§ **THE EXERCISE**: Look at the data below and print exactly the lines from its first line through the line with "the bar panels"; the pictures stay out of the copy.

§ **GIVEN INFORMATION**:
○ ○ ○ ○ ○ ○ ○

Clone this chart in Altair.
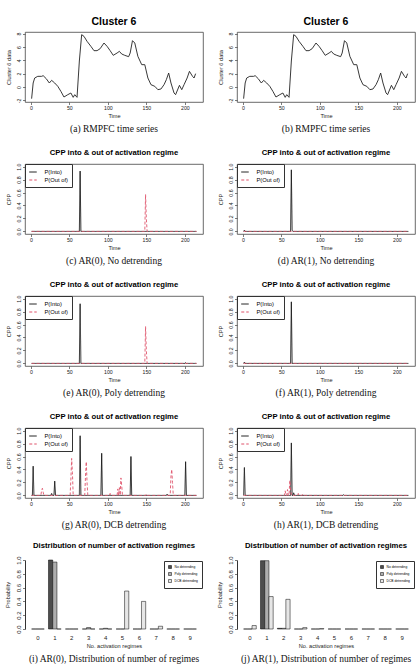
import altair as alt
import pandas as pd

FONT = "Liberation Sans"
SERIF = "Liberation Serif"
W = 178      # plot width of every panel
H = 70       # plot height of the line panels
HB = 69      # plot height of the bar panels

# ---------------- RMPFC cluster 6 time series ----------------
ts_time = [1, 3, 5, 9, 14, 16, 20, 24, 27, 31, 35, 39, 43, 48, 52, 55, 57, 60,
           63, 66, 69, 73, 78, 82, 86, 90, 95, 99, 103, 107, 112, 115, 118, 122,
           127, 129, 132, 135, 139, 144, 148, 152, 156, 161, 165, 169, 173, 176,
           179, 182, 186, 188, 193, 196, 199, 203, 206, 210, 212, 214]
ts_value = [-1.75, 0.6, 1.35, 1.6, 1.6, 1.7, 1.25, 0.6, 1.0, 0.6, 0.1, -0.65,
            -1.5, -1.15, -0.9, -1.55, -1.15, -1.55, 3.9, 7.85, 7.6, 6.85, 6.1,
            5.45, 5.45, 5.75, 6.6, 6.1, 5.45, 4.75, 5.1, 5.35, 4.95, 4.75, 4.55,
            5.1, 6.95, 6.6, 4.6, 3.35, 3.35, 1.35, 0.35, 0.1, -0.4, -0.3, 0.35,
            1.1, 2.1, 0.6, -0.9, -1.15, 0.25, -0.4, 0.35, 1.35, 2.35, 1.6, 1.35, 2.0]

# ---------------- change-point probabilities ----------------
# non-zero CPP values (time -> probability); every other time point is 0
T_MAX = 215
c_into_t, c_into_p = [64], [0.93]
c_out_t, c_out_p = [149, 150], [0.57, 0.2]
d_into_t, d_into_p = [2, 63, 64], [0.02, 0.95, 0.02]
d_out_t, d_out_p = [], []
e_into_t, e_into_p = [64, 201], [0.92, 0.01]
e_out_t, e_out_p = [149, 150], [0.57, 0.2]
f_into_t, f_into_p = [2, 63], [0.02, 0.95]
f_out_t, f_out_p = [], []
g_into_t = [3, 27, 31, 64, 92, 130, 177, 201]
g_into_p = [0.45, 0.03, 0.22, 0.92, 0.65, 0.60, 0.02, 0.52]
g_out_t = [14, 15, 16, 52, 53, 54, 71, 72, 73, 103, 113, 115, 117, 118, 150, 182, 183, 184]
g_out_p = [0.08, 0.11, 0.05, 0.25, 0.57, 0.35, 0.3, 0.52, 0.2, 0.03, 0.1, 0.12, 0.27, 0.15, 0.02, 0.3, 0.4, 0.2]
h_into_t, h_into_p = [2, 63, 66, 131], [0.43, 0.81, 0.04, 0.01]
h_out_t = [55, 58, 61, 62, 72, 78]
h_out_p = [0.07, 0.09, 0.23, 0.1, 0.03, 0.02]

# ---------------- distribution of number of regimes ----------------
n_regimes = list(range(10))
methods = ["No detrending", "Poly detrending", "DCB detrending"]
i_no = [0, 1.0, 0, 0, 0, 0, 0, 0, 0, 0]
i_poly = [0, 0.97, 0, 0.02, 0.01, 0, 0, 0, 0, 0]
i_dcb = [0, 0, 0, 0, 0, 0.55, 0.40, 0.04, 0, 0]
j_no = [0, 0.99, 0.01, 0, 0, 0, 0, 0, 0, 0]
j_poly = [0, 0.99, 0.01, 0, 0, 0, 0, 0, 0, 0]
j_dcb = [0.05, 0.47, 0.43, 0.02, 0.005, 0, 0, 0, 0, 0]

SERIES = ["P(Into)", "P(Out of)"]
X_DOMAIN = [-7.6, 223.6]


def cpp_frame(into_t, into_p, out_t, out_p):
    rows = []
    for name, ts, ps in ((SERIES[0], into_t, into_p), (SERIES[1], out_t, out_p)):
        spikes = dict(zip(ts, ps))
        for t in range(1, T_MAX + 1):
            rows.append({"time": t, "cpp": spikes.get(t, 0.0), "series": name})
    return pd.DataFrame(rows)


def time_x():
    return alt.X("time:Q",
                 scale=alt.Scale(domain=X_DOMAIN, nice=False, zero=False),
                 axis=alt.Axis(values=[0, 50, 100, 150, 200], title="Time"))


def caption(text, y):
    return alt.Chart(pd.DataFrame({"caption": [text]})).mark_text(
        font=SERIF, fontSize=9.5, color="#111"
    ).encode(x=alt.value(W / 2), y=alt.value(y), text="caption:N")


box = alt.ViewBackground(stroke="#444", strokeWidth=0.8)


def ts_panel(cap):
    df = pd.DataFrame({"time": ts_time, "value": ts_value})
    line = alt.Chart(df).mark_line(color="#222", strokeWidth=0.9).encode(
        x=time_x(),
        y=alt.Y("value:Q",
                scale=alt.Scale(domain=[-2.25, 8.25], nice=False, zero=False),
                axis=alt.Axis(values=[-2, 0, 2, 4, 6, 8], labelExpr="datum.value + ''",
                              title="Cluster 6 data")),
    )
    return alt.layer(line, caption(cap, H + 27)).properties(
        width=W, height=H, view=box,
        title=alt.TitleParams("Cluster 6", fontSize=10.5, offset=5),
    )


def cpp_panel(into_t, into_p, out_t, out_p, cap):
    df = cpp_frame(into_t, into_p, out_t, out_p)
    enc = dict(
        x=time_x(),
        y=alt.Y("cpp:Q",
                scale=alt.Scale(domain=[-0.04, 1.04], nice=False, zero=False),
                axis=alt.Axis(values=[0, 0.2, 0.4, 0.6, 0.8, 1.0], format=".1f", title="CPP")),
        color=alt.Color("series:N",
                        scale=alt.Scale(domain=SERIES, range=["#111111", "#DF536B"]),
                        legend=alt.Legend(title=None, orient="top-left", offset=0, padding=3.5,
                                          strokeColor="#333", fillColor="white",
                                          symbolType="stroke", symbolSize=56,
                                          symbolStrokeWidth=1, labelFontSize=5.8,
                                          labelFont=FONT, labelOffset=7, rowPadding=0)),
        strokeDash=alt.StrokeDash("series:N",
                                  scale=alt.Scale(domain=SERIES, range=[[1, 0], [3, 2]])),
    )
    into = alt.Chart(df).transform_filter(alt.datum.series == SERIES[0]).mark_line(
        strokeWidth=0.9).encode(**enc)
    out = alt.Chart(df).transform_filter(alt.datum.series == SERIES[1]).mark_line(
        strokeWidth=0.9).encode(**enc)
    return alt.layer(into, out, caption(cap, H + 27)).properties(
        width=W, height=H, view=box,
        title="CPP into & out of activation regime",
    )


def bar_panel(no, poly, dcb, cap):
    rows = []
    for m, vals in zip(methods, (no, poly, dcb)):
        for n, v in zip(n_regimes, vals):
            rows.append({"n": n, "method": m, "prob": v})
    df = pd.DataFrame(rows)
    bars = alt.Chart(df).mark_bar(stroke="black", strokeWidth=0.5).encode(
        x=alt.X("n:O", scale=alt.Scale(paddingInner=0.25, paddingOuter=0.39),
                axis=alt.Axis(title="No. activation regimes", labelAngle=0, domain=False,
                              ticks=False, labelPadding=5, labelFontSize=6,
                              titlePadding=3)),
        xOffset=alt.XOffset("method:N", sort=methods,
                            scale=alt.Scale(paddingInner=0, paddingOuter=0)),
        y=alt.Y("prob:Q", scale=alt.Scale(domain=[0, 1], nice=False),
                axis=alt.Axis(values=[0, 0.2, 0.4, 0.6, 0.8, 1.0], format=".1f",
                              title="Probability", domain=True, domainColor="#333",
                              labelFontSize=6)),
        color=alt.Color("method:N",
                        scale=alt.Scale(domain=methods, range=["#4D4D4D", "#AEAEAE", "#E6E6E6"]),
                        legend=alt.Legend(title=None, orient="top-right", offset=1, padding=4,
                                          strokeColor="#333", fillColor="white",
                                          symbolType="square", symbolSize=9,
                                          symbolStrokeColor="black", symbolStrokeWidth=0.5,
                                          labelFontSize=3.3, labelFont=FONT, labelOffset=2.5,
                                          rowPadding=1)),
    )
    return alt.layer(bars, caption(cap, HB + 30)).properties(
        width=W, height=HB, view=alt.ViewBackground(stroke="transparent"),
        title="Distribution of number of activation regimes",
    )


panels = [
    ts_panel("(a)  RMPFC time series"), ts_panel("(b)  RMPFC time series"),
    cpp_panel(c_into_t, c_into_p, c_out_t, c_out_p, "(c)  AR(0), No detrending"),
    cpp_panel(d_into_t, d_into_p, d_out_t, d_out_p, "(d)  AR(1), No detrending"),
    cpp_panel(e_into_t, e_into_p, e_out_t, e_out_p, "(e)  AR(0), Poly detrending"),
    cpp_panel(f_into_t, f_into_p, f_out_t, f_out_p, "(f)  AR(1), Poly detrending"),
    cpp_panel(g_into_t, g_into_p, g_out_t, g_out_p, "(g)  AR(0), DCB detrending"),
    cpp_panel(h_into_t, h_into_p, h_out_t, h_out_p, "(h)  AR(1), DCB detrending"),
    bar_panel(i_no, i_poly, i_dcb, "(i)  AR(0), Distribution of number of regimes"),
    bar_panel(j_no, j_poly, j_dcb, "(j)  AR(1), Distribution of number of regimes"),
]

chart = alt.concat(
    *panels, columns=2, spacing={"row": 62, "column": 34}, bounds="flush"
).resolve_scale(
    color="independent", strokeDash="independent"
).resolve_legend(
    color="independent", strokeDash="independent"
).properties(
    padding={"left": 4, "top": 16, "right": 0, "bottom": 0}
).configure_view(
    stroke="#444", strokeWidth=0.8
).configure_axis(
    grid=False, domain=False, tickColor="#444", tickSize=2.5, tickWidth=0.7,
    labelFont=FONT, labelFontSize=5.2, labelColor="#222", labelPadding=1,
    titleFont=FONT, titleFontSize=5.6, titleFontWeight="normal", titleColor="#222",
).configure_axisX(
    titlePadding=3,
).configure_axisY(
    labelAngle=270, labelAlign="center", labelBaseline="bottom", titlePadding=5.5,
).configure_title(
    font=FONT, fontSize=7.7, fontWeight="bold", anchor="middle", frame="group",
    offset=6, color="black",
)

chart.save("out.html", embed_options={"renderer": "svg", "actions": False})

○ ○ ○ ○ ○ ○ ○

§ **EXERCISE RESPONSE**:
Clone this chart in Altair.
import altair as alt
import pandas as pd

FONT = "Liberation Sans"
SERIF = "Liberation Serif"
W = 178      # plot width of every panel
H = 70       # plot height of the line panels
HB = 69      # plot height of the bar panels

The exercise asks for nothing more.